With the Act approved, the EC and ESAs have foreseen a period of two years (2023 & 2024) for companies to prepare for DORA and implement it. This period will see ESAs further defining the needed RTSs and making requirements more concrete. It will be a crucial time for companies to align their governance and practices to DORA's resilience pillars and to identify a roadmap with key deliverables to materialize their digital resilience strategy. They can do this through an initial gap assessment, starting with an analysis of the company profile. The gap assessment will also define the current level of maturity, including the compliance with existing guidelines (most common references include ESA Guidelines, NIS, CROE, etc.) and with existing IT Risk Management Strategy and standards (such as ITIL, COBIT, NIST CSF, ISO, etc.). This will help identify a delta in DORA requirements and lay out a roadmap analyzing the priorities and efforts needed to constitute a sound Digital Resilience Strategy and framework. Note that, during this period, the Regulators will further define new Regulatory Technical Standards (RTSs) and Implementation Technical Standards (ITSs). It is crucial for the strategy and newly defined framework to be sufficiently agile in order to welcome these new standards.

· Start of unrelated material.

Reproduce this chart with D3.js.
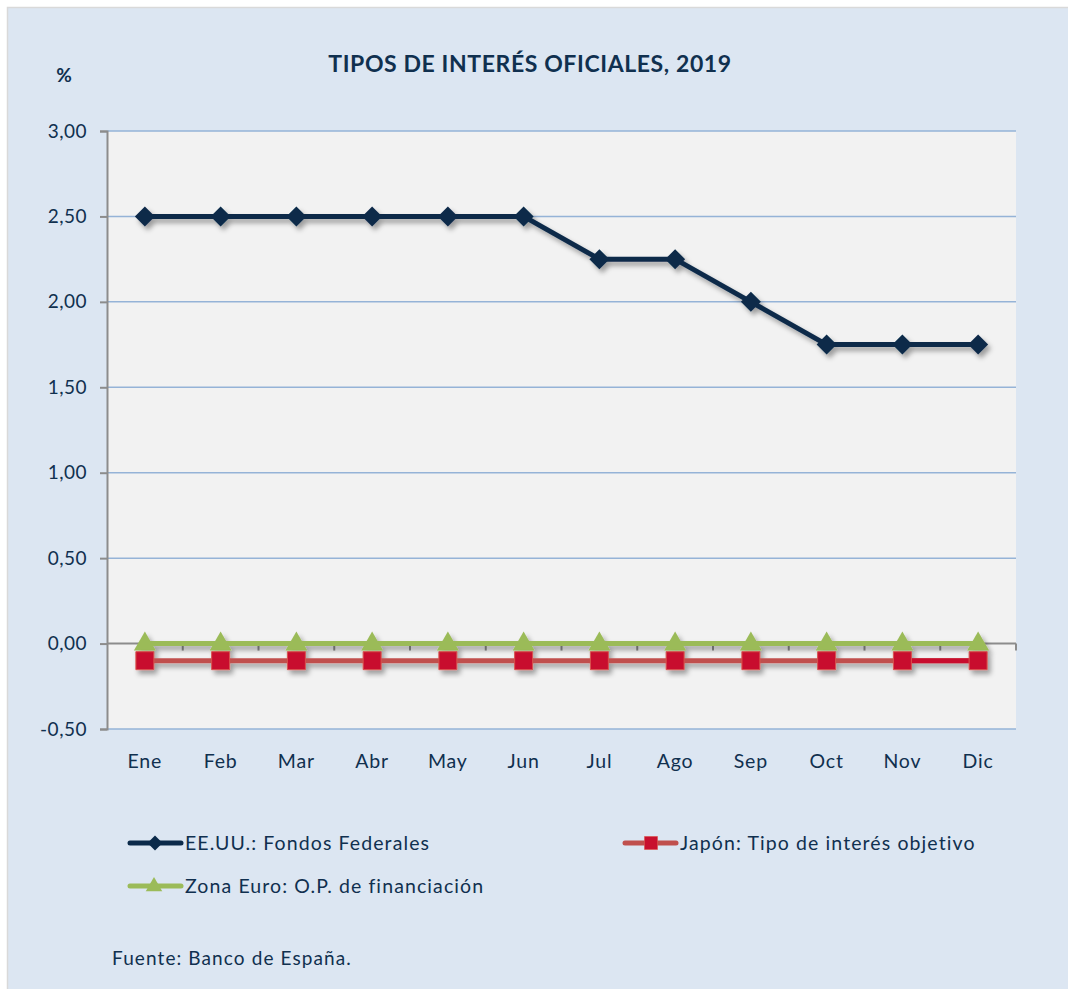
<!DOCTYPE html>
<html>
<head>
<meta charset="utf-8">
<script src="https://cdn.jsdelivr.net/npm/d3@7"></script>
<style>
    body { margin: 0; background: #fff; }
    svg { display: block; }
    text { font-family: Lato, "Open Sans", sans-serif; fill: #10304f; }
</style>
</head>
<body>
<div id="chart"></div>
<script>
// chart data
let months = ["Ene", "Feb", "Mar", "Abr", "May", "Jun", "Jul", "Ago", "Sep", "Oct", "Nov", "Dic"];
let usaValues = [2.5, 2.5, 2.5, 2.5, 2.5, 2.5, 2.25, 2.25, 2.0, 1.75, 1.75, 1.75];
let japanValues = [-0.1, -0.1, -0.1, -0.1, -0.1, -0.1, -0.1, -0.1, -0.1, -0.1, -0.1, -0.1];
let euroValues = [0, 0, 0, 0, 0, 0, 0, 0, 0, 0, 0, 0];
let yTicks = [-0.5, 0, 0.5, 1, 1.5, 2, 2.5, 3];
let seriesNames = ["EE.UU.: Fondos Federales", "Japón: Tipo de interés objetivo", "Zona Euro: O.P. de financiación"];

let config = {
    width: 1068,
    height: 989,
    left: 107,
    right: 1016,
    top: 131,
    bottom: 729
};

let series = [
    {name: seriesNames[2], values: euroValues, color: "#9bbb59", marker: "triangle", fill: "#9bbb59"},
    {name: seriesNames[1], values: japanValues, color: "#c0504d", marker: "square", fill: "#c8102e"},
    {name: seriesNames[0], values: usaValues, color: "#0b2a4a", marker: "diamond", fill: "#0b2a4a"}
];

let svg = d3.select("#chart").append("svg")
    .attr("width", config.width)
    .attr("height", config.height);

let defs = svg.append("defs");
defs.append("filter")
    .attr("id", "shadow")
    .attr("x", "-10%").attr("y", "-50%")
    .attr("width", "120%").attr("height", "200%")
    .append("feDropShadow")
    .attr("dx", 3).attr("dy", 4)
    .attr("stdDeviation", 2.5)
    .attr("flood-color", "#000")
    .attr("flood-opacity", 0.35);

// background panel
svg.append("rect")
    .attr("x", 7.5).attr("y", 7.5)
    .attr("width", config.width).attr("height", config.height)
    .attr("fill", "#dce6f2")
    .attr("stroke", "#d9d9d9")
    .attr("stroke-width", 1.5);

let x = d3.scaleBand()
    .domain(months)
    .range([config.left, config.right]);

let y = d3.scaleLinear()
    .domain([-0.5, 3])
    .range([config.bottom, config.top]);

// plot area
svg.append("rect")
    .attr("x", config.left).attr("y", config.top)
    .attr("width", config.right - config.left)
    .attr("height", config.bottom - config.top)
    .attr("fill", "#f2f2f2");

// gridlines
svg.append("g")
    .selectAll("line")
    .data(yTicks.filter((d) => d !== 0))
    .enter().append("line")
    .attr("x1", config.left).attr("x2", config.right)
    .attr("y1", (d) => y(d)).attr("y2", (d) => y(d))
    .attr("stroke", "#95b3d7")
    .attr("stroke-width", 1.5);

// y axis
let yAxis = svg.append("g")
    .attr("transform", `translate(${config.left},0)`)
    .call(d3.axisLeft(y)
        .tickValues(yTicks)
        .tickSize(7)
        .tickPadding(13)
        .tickFormat((d) => d3.format(".2f")(d).replace(".", ",").replace("\u2212", "-")));
yAxis.select(".domain").attr("stroke", "#8c8c8c").attr("stroke-width", 2);
yAxis.selectAll(".tick line").attr("stroke", "#8c8c8c").attr("stroke-width", 2);
yAxis.selectAll(".tick text")
    .style("font-size", "19px")
    .style("letter-spacing", "0.5px")
    .attr("fill", "#10304f");

// x axis at zero
let xAxis = svg.append("g")
    .attr("transform", `translate(0,${y(0)})`);
xAxis.append("line")
    .attr("x1", config.left).attr("x2", config.right)
    .attr("stroke", "#8c8c8c").attr("stroke-width", 2);
xAxis.selectAll("line.tick")
    .data(months.slice(1).concat(["end"]))
    .enter().append("line")
    .attr("class", "tick")
    .attr("x1", (d) => d === "end" ? config.right : x(d))
    .attr("x2", (d) => d === "end" ? config.right : x(d))
    .attr("y1", 0).attr("y2", 7)
    .attr("stroke", "#8c8c8c").attr("stroke-width", 2);

// x labels at the bottom
svg.append("g")
    .selectAll("text")
    .data(months)
    .enter().append("text")
    .attr("x", (d) => x(d) + x.bandwidth() / 2)
    .attr("y", config.bottom + 39)
    .attr("text-anchor", "middle")
    .style("font-size", "19.5px")
    .style("letter-spacing", "0.8px")
    .text((d) => d);

let line = d3.line()
    .x((d, i) => x(months[i]) + x.bandwidth() / 2)
    .y((d) => y(d));

function markerPath(type) {
    if (type === "diamond") return "M0,-10L10,0L0,10L-10,0Z";
    if (type === "square") return "M-9,-9H9V9H-9Z";
    return "M0,-12L11,7H-11Z";
}

series.forEach(function (s) {
    let g = svg.append("g").attr("filter", "url(#shadow)");
    g.append("path")
        .datum(s.values)
        .attr("d", line)
        .attr("fill", "none")
        .attr("stroke", s.color)
        .attr("stroke-width", 5)
        .attr("stroke-linejoin", "round");
    if (s.marker === "square") {
        // last segment drawn in the marker colour, as in the original
        g.append("path")
            .datum(s.values.slice(-2))
            .attr("d", d3.line()
                .x((d, i) => x(months[months.length - 2 + i]) + x.bandwidth() / 2)
                .y((d) => y(d)))
            .attr("stroke", s.fill)
            .attr("stroke-width", 5);
    }
    g.selectAll("path.marker")
        .data(s.values)
        .enter().append("path")
        .attr("class", "marker")
        .attr("transform", (d, i) => `translate(${x(months[i]) + x.bandwidth() / 2},${y(d)})`)
        .attr("d", markerPath(s.marker))
        .attr("fill", s.fill)
        .attr("stroke", s.marker === "square" ? "#d9534f" : "none")
        .attr("stroke-width", 1);
});

// title
svg.append("text")
    .attr("x", 530).attr("y", 72)
    .attr("text-anchor", "middle")
    .style("font-size", "23px")
    .style("font-weight", "bold")
    .style("letter-spacing", "0.6px")
    .attr("fill", "#10304f")
    .text("TIPOS DE INTERÉS OFICIALES, 2019");

svg.append("text")
    .attr("x", 64).attr("y", 82)
    .attr("text-anchor", "middle")
    .style("font-size", "19px")
    .style("font-weight", "bold")
    .text("%");

// legend
let legendItems = [
    {s: series[2], x: 130, y: 843},
    {s: series[1], x: 625, y: 843},
    {s: series[0], x: 130, y: 886}
];
legendItems.forEach(function (item) {
    let g = svg.append("g").attr("transform", `translate(${item.x},${item.y})`);
    g.append("line")
        .attr("x1", 0).attr("x2", 51)
        .attr("stroke", item.s.color)
        .attr("stroke-width", 5)
        .attr("stroke-linecap", "round");
    let m = g.append("path")
        .attr("d", markerPath(item.s.marker))
        .attr("fill", item.s.fill)
        .attr("stroke", item.s.marker === "square" ? "#d9534f" : "none");
    if (item.s.marker === "square") m.attr("transform", "translate(26,0) scale(0.72)");
    else if (item.s.marker === "triangle") m.attr("transform", "translate(24,0) scale(0.75)");
    else m.attr("transform", "translate(25,0) scale(0.75)");
    g.append("text")
        .attr("x", 55).attr("y", 7)
        .style("font-size", "19.5px")
        .style("letter-spacing", "1.1px")
        .text(item.s.name);
});

svg.append("text")
    .attr("x", 112).attr("y", 965)
    .style("font-size", "19px")
    .style("letter-spacing", "1.1px")
    .text("Fuente: Banco de España.");
</script>
</body>
</html>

Beginning of 2025, the Act will come into force. This means that ESAs will expect the mandatory reports outlined by DORA to be available upon their request, and will use them to assess any gaps in the market. During this timeframe, companies should focus on maturing the Digital Resilience Framework. They should also, by then, be prepared to perform the mentioned annual evaluations, testing and reports. By the end of 2025, mandatory penetration testing will come into force, and certification by ESAs will have to be obtained.

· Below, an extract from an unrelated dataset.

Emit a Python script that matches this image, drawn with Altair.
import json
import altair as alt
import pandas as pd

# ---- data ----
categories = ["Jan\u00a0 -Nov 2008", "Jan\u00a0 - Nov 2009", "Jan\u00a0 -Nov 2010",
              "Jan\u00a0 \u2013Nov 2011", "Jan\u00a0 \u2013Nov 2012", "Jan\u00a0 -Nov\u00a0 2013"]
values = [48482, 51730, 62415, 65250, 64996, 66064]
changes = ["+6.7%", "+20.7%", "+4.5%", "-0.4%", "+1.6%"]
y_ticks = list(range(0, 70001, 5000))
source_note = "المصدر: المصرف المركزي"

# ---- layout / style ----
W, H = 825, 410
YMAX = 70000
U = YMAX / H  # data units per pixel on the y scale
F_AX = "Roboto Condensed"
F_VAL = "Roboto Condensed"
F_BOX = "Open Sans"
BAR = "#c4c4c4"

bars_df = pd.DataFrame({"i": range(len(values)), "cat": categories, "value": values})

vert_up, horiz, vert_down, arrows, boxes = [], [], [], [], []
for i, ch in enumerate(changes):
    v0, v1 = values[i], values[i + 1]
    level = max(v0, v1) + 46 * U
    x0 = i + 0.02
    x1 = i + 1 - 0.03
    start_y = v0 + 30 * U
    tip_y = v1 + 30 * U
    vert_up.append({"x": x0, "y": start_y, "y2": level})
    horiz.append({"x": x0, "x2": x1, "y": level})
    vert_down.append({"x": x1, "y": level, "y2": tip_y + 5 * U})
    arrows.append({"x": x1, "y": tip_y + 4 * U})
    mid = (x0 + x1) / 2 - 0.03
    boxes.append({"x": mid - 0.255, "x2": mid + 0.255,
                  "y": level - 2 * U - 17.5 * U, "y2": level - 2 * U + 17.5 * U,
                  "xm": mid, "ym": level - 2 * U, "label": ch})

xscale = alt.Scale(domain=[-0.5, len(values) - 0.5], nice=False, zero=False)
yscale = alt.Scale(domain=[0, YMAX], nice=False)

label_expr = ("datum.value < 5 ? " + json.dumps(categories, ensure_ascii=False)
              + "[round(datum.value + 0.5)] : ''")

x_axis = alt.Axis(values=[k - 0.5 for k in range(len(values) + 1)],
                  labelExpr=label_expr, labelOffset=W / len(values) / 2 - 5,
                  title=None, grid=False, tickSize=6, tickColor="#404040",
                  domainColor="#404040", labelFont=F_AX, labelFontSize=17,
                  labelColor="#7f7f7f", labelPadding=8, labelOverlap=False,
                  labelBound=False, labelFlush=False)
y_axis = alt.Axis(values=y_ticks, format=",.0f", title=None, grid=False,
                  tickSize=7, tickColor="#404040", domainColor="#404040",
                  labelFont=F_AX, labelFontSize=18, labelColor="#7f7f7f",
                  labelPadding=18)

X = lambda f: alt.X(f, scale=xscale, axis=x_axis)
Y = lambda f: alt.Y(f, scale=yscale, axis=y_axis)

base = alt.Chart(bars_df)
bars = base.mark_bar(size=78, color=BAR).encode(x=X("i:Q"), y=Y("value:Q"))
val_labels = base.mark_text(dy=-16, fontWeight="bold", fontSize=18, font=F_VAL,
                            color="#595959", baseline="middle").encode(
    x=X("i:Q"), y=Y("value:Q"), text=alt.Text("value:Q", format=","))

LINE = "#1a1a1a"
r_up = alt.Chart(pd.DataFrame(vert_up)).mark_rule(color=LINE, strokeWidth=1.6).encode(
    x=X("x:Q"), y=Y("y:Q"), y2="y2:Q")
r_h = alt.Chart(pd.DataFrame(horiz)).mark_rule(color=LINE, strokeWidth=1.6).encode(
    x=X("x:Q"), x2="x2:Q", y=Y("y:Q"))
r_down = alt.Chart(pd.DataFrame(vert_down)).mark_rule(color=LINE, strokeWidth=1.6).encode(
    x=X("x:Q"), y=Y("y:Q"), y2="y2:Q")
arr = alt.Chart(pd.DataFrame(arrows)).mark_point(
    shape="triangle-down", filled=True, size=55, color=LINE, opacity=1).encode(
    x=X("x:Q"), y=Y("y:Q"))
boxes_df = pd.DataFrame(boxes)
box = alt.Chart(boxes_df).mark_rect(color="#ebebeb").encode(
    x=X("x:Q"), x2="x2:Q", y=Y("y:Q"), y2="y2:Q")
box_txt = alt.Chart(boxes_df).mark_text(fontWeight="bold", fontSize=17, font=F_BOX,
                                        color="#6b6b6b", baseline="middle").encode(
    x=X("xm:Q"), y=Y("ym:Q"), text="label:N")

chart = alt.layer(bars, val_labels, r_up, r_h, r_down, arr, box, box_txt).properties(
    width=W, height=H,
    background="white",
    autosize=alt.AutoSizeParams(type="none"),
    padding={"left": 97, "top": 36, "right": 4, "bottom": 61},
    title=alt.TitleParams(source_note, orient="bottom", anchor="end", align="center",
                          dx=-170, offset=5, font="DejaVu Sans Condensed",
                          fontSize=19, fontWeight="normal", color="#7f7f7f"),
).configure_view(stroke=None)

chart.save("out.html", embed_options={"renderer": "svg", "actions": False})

Regulators confirmed that DORA will by default become the “lex specialis”, preceding any overlapping regulatory texts such as NIS or ESA guidelines. Companies should keep this in mind when performing an internal check of their regulatory compliance and use DORA as the main reference to avoid further unforeseen gaps when DORA comes into force in 2025.
More resilient companies, but at what cost?

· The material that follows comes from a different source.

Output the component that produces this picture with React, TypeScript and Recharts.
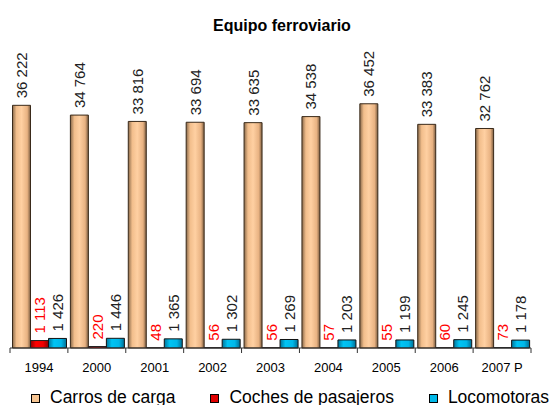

The requirements and expectations laid out by DORA will impact the market as a whole. Becoming digitally resilient may represent a costly endeavor for certain actors and, while DORA will translate into a more robust market, companies are rightfully concerned about the financial implications of such a regulation, particularly on SMEs.
Regulators have foreseen the concept of proportionality in the application of such texts to tackle these concerns. To establish a safer and more competitive market, ESAs, when regulating financial entities, will consider aspects such as the company size, its complexity and the services provided . Besides size and complexity, there is another determining factor that provides some insight into the financial implications of DORA, which is the maturity profile and level. Companies with lower maturity in their governance and internal practices will have to further invest resources and money to acquire the capability and capacity to answer to the challenge DORA represents. Tackling this at an early stage is key in succeeding, as a reactive approach will always be more costly than a preventive attitude.